1. Trust Reputable Manufacturers: Industry leaders like Infineon, Mitsubishi, Semikron, and Fuji Electric have entire material science departments dedicated to developing and qualifying their encapsulation materials. Their datasheets, backed by extensive reliability testing (e.g., HTGB, HTRB, IOL, power cycling), are a testament to the quality of the entire internal system, including the gel.
2. Analyze Power Cycling Curves: If your application involves frequent start/stop cycles or highly variable loads (e.g., servo drives, EV inverters), pay close attention to the power cycling capability curves in the datasheet. These curves are a direct indicator of the thermo-mechanical robustness of the module’s internal construction, where the gel plays a pivotal role.
3. Respect Temperature Limits: Never exceed the specified maximum junction temperature (T_vj,max). Pushing a module even slightly beyond this limit can dramatically accelerate the aging and hardening of the silicone gel, significantly shortening the module’s useful life.
4. Recognize that Reliability is a System Property: The best silicone gel cannot save a module in a poorly designed system. Ensure your thermal design is adequate, with proper heatsink selection and correct application of thermal interface material (TIM). Minimizing the temperature swing (ΔT) during operation is one of the most effective ways to prolong the life of the gel and the entire module.

Conclusion: The Silent Guardian of Power Module Reliability

The silicone gel inside an IGBT module is a sophisticated, multi-functional material engineered to ensure electrical integrity and mechanical durability. It is not a passive component but an active participant in the module’s performance and longevity. Its ability to provide high-voltage insulation, dampen thermo-mechanical stress, and protect against the environment is fundamental to achieving the long service life expected in demanding industrial, automotive, and renewable energy applications.

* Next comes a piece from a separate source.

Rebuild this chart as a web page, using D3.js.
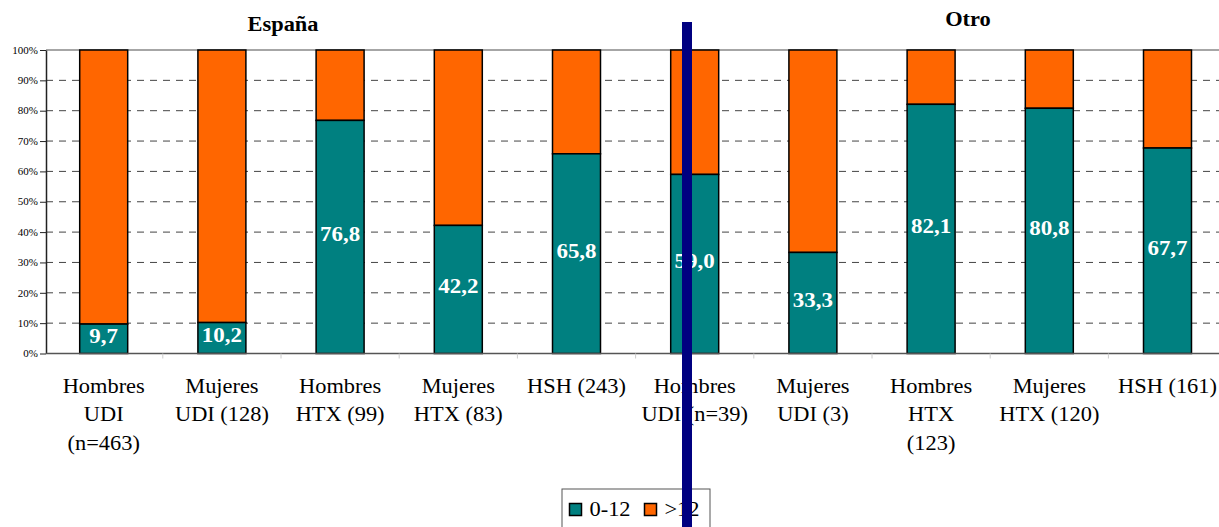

For engineers and technical buyers, looking beyond the primary electrical specifications to understand the importance of internal materials like silicone gel is a hallmark of a mature design process. By selecting high-quality modules from trusted manufacturers and implementing sound thermal design, you ensure that this “unsung hero” can continue its silent, crucial work of guarding the heart of your power electronic system.